SAN JOSE -- In a boon to 49ers fans and the franchise, a judge Friday sentenced an apologetic Aldon Smith to probation for three years rather than to jail for drunken driving and possession of three assault rifles.
But the star linebacker must serve 11 days on a work crew -- most likely cleaning up freeways -- and pay a $2,000 fine. And if he violates any of the conditions of probation -- which include not drinking alcohol or even going to a liquor store -- Santa Clara County Superior Court Judge Daniel Nishigaya said he will immediately put him in jail for an undetermined amount of time.
"I would like to apologize for my actions and let you know I will follow any orders you give me," Smith told the judge in a courtroom packed with reporters.
The sentence came after Smith pleaded no-contest in May to misdemeanor drunken driving and three felony counts of possessing illegal assault rifles. The judge said he reduced the felony gun charges to misdemeanors, as is fairly common, because Smith demonstrated "poor judgment," "irresponsible behavior" and "at times recklessness" but "no devious criminal plan." Smith has no criminal record of violence, the judge added.
Smith also could be facing discipline from the NFL for his off-field incidents. He's allowed to report to training camp when the 49ers report Wednesday.
"We are pleased that Aldon has moved past this phase of the process, and will support any action the NFL may take with respect to this matter," 49ers general manager Trent Baalke said in a statement. "The organization will continue to support Aldon's efforts to grow personally from this experience."
Most suspensions for personal-conduct violations have ranged between one and eight games since Roger Goodell became commissioner in 2006. An eight-game suspension was given to then-Cincinnati Bengals wideout and repeat offender Chris Henry in 2007, as a result of gun and DUI charges. First-time offenders, which Smith might be, drew one- and three-game suspensions after gun or drunken driving incidents.
Both the judge and prosecutor Brian Buckelew stressed that Smith received no special treatment because of his celebrity status. In fact, the conditions of probation, including banning Smith from possessing any guns or ammunition and subjecting him to search and seizure at any time by law enforcement, are tougher than usual.
Smith purchased the guns in Arizona, where they were legal, the judge noted. Santa Clara County sheriff's deputies discovered them after a house party Smith and his roommate hosted in June 2012, during which uninvited gang members stabbed the linebacker and shot two others. Smith cooperated fully with the deputies, allowing them to search without a warrant and helped them convict the man who stabbed him. Smith also never tried to say the guns were someone else's.
Regarding the drunken driving charge, Smith's lawyer Josh Bentley noted that Smith spent five weeks in an "intensive," inpatient rehab program.
However, prosecutor Buckelew noted outside court that in mid-April, according to police reports, Smith appeared to be quite inebriated when he was arrested on suspicion of making a false bomb threat at Los Angeles airport.

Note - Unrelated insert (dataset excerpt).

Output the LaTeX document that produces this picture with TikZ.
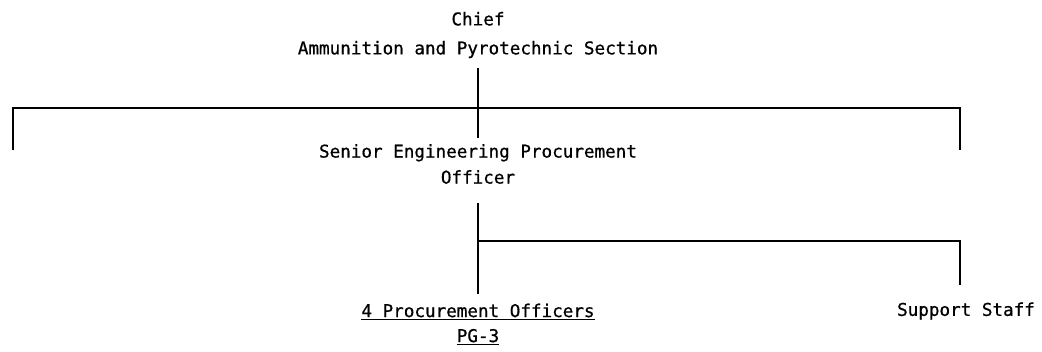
\documentclass[tikz,border=0pt]{standalone}
\usepackage{fontspec}
\setmonofont{DejaVu Sans Mono}[FakeBold=0.7]
\tikzset{
  chartline/.style={line width=1.3pt},
  chartlabel/.style={font=\ttfamily\fontsize{17.6}{26}\selectfont, inner sep=0pt, align=center},
}
\begin{document}
\begin{tikzpicture}[x=1pt, y=-1pt]
        \useasboundingbox (0, 0) rectangle (1042, 352);
        %%top
        \node[chartlabel, font=\ttfamily\fontsize{17.6}{29}\selectfont] (chief) at(478, 35){Chief\\Ammunition and Pyrotechnic Section};
        %%middle
        \node[chartlabel] (senior) at(478, 164){Senior Engineering Procurement\\Officer};
        %%bottom
        \node[chartlabel, font=\ttfamily\fontsize{17.6}{25}\selectfont] (officers) at(478, 324){\underline{4 Procurement Officers}\\\underline{PG-3}};
        \node[chartlabel] (support) at(966, 311){Support Staff};

        %%bar
        \coordinate (barleft) at(13, 150);
        \coordinate (barright) at(960, 150);
            \draw[chartline](barleft) -- ++(0, -42) -| (barright);
        \draw[chartline, shorten <=10pt, shorten >=5.6pt](chief) -- (senior);

        %%fork
        \coordinate (fork) at(478, 241);
        \draw[chartline, shorten <=19pt, shorten >=9.6pt](senior) -- (officers);
            \draw[chartline, shorten >=17.6pt](fork) -| ([xshift=-6pt]support.north);
\end{tikzpicture}
\end{document}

Los Angeles prosecutors wound up deciding not to charge him.
"The greatest danger is his continuing use and misuse of alcohol," Buckelew said.
Smith must report to the work crews on Mondays, starting July 28. But the judge indicated he would be willing to allow Smith to change that schedule, as he would any other defendant, if he gives the court notice.
Late Friday, Smith issued a statement thanking his friends and family "through this difficult time" and vowing to stay on the straight and narrow. "I have learned a great deal and have worked very hard to become a stronger individual and a better person," he said in the statement. "I look forward to continuing on this path."
Smith faced a maximum sentence of four years and four months in jail for three felony counts of possessing assault rifles. But legal experts said it would not be unusual given his lack of a criminal record for a judge to knock them down to misdemeanors, impose a shorter sentence of weekend work and put him on probation. Smith was arrested in Miami once on suspicion of drunken driving, but that incident was knocked down to an infraction.
Smith had been scheduled for sentencing July 25, but the District Attorney's Office requested that the sentencing be moved up because of a family emergency with the prosecutor.
Smith kept a positive profile in public lately. He's done community work with the Boys & Girls Club, headlined a charity basketball game between 49ers and Raiders (he played only in the final minute) and attended Saturday's flag-football game at Candlestick Park between former 49ers and other NFL legends.
"Hopefully this will give him an opportunity to slow down," Thurston Smith, the linebacker's father, said in an exclusive telephone interview afterward. "With his maturity level, he turns 25 in September, I pray he settles down and realizes people that love him and are in his corner, now more than ever."